RE: Still struggling.
February 16, 2016 at 10:53 pm
(This post was last modified: February 16, 2016 at 10:54 pm by scoobysnack.)
(February 16, 2016 at 6:06 am)GeneralDog Wrote:(February 16, 2016 at 5:53 am)robvalue Wrote: I'm very sorry to hear about your dogs
Sounds like a good plan regarding your brother. I don't know if it would be possible to request you be not home schooled anymore because of the way they are treating you.
It's a loose loose, if I go back to public school then I am constantly in a situation of inescapable anxiety and doubt. I have always been very poorly focused and in an environment like public school I am no better off. With Homeschool, I am able to do it on my own time, and I have my own schedule, so if something happens (anxiety attacks or things of that nature) then I can just take a break, but at the same time I am going to be at odds with my parents 24/7 so they will be triggering doubt and anxiety. (You can see how much I have to shape my life around not getting anxiety just to live even just a little happy.) I'd much rather just eventually get the point across that I won't give in to means of religious conversion, and continue being homeschooled.
And whoever said "Positive OCD to the rescue!" Its a little more like "trying to focus on something 24/7 that doesn't give you anxiety!". I've heard of people who have learned to take advantage of OCD and cope with it to become a better person, but it seems very far fetched that OCD does anything other than harm to the abused.
Hey first of all I want to apologize to you and the forum for being a bully, and obnoxious. Spent some time away to think about my actions, and realize I need to let people be who they are, and not bombard them with my beliefs.
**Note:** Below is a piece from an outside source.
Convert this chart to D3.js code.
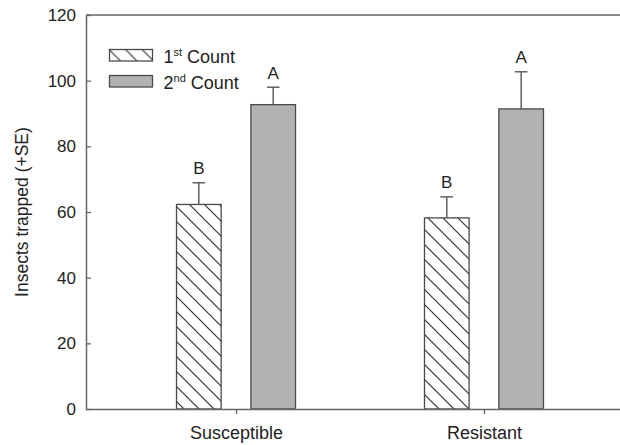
<!DOCTYPE html>
<html>
<head>
<meta charset="utf-8">
<script src="https://cdn.jsdelivr.net/npm/d3@7"></script>
<style>
  html, body { margin: 0; padding: 0; background: #fff; }
  svg { display: block; font-family: Arial, "Liberation Sans", sans-serif; }
</style>
</head>
<body>
<svg id="chart" width="620" height="445"></svg>
<script>
// ---- data ----
const categories = ["Susceptible", "Resistant"];
const seriesNames = ["1st Count", "2nd Count"];
const firstCount = [62.3, 58.2];
const firstSE = [6.6, 6.4];
const secondCount = [92.7, 91.4];
const secondSE = [5.3, 11.3];
const firstLetters = ["B", "B"];
const secondLetters = ["A", "A"];
const yTicks = [0, 20, 40, 60, 80, 100, 120];

const rows = [];
categories.forEach((c, i) => {
  rows.push({cat: c, series: "first", value: firstCount[i], se: firstSE[i], letter: firstLetters[i]});
  rows.push({cat: c, series: "second", value: secondCount[i], se: secondSE[i], letter: secondLetters[i]});
});

const svg = d3.select("#chart");
const pLeft = 86, pTop = 15, pBottom = 409, pRight = 634;

const x = d3.scalePoint().domain(categories).range([pLeft, pRight]).padding(0.605);
const xs = d3.scaleBand().domain(["first", "second"]).range([-59.5, 59.5]).paddingInner(0.4);
const y = d3.scaleLinear().domain([0, 120]).range([pBottom, pTop]);

const defs = svg.append("defs");
const pat = defs.append("pattern")
  .attr("id", "hatch").attr("patternUnits", "userSpaceOnUse")
  .attr("width", 15).attr("height", 15);
pat.append("path")
  .attr("d", "M0,0 L15,15 M-3.75,11.25 L3.75,18.75 M11.25,-3.75 L18.75,3.75")
  .attr("stroke", "#333").attr("stroke-width", 1.2).attr("fill", "none");
const pat2 = defs.append("pattern")
  .attr("id", "hatchL").attr("patternUnits", "userSpaceOnUse")
  .attr("width", 16.5).attr("height", 16.5).attr("x", 109);
pat2.append("path")
  .attr("d", "M0,0 L16.5,16.5 M-4,12.5 L4,20.5 M12.5,-4 L20.5,4")
  .attr("stroke", "#333").attr("stroke-width", 1.2).attr("fill", "none");

const fillFor = s => s === "first" ? "url(#hatch)" : "#b2b2b2";

// top frame line
svg.append("line").attr("x1", pLeft).attr("x2", pRight).attr("y1", pTop).attr("y2", pTop)
  .attr("stroke", "#666").attr("stroke-width", 1.5);

// bars
svg.append("g").selectAll("rect").data(rows).join("rect")
  .attr("x", d => x(d.cat) + xs(d.series))
  .attr("width", xs.bandwidth())
  .attr("y", d => y(d.value))
  .attr("height", d => y(0) - y(d.value))
  .attr("fill", d => fillFor(d.series))
  .attr("stroke", "#4a4a4a").attr("stroke-width", 1.3);

// error bars
const eb = svg.append("g").attr("stroke", "#555").attr("stroke-width", 1.4);
eb.selectAll("line.v").data(rows).join("line").attr("class", "v")
  .attr("x1", d => x(d.cat) + xs(d.series) + xs.bandwidth() / 2)
  .attr("x2", d => x(d.cat) + xs(d.series) + xs.bandwidth() / 2)
  .attr("y1", d => y(d.value)).attr("y2", d => y(d.value + d.se));
eb.selectAll("line.h").data(rows).join("line").attr("class", "h")
  .attr("x1", d => x(d.cat) + xs(d.series) + xs.bandwidth() / 2 - 6.3)
  .attr("x2", d => x(d.cat) + xs(d.series) + xs.bandwidth() / 2 + 6.3)
  .attr("y1", d => y(d.value + d.se)).attr("y2", d => y(d.value + d.se));

// letters
svg.append("g").selectAll("text").data(rows).join("text")
  .attr("x", d => x(d.cat) + xs(d.series) + xs.bandwidth() / 2)
  .attr("y", d => y(d.value + d.se) - 8.5)
  .attr("text-anchor", "middle")
  .attr("font-size", 17).attr("fill", "#222")
  .text(d => d.letter);

// y axis
const yAxis = svg.append("g").attr("transform", `translate(${pLeft},0)`)
  .call(d3.axisLeft(y).tickValues(yTicks).tickSize(-5).tickPadding(10).tickSizeOuter(0));
yAxis.select(".domain").attr("stroke", "#666").attr("stroke-width", 1.5);
yAxis.selectAll(".tick line").attr("stroke", "#666").attr("stroke-width", 1.3);
yAxis.selectAll(".tick text").attr("font-size", 17).attr("fill", "#222")
  .attr("font-family", "Arial, 'Liberation Sans', sans-serif");

// x axis
const xAxis = svg.append("g").attr("transform", `translate(0,${pBottom})`)
  .call(d3.axisBottom(x).tickSize(5).tickPadding(12).tickSizeOuter(0));
xAxis.select(".domain").attr("stroke", "#666").attr("stroke-width", 1.5)
  .attr("d", `M${pLeft},0.5H${pRight}`);
xAxis.selectAll(".tick line").attr("stroke", "#666").attr("stroke-width", 1.3);
xAxis.selectAll(".tick text").attr("font-size", 18).attr("fill", "#222")
  .attr("font-family", "Arial, 'Liberation Sans', sans-serif");

// y title
svg.append("text")
  .attr("transform", `translate(28,${(pTop + pBottom) / 2}) rotate(-90)`)
  .attr("text-anchor", "middle").attr("font-size", 17.5).attr("fill", "#222")
  .text("Insects trapped (+SE)");

// legend
const legend = svg.append("g");
const legRows = [
  {series: "first", y: 49.5, base: "1", sup: "st"},
  {series: "second", y: 75.5, base: "2", sup: "nd"}
];
legend.selectAll("rect").data(legRows).join("rect")
  .attr("x", 109.5).attr("y", d => d.y).attr("width", 43).attr("height", 11.5)
  .attr("fill", d => d.series === "first" ? "url(#hatchL)" : "#b2b2b2")
  .attr("stroke", "#4a4a4a").attr("stroke-width", 1.3);
const lt = legend.selectAll("text").data(legRows).join("text")
  .attr("x", 163.5).attr("y", d => d.y + 13.5)
  .attr("font-size", 18).attr("fill", "#222");
lt.append("tspan").text(d => d.base);
lt.append("tspan").attr("font-size", 11).attr("dy", -7).text(d => d.sup);
lt.append("tspan").attr("dy", 7).text(" Count");
</script>
</body>
</html>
All I want to say, is that your parents have your best interests in mind, at least in their opinion. It took me until my late twenties to realize that my parents loved me more than anyone alive. Blood is thicker than water. Friends come and go, but family is always there for you. There were a lot of things they prevented me from doing, that I resisted. It took time for me to realise that my friends who could do things that I couldn't, didn't always end up as successful as I did. That being said life is about learning, but learning how to be a coke addict for example results in addiction, and not freedom. At the same time, it can be the forbidden fruit. Just keep in mind your parents want the best for you, and they grew up just like we all grew up, and all they want to do is pass on their lessons learned to you in hopes you listen, but honestly most of us don't, and we have to find out the hard way. We all take paths in life, and they lead to where we travel in our experience.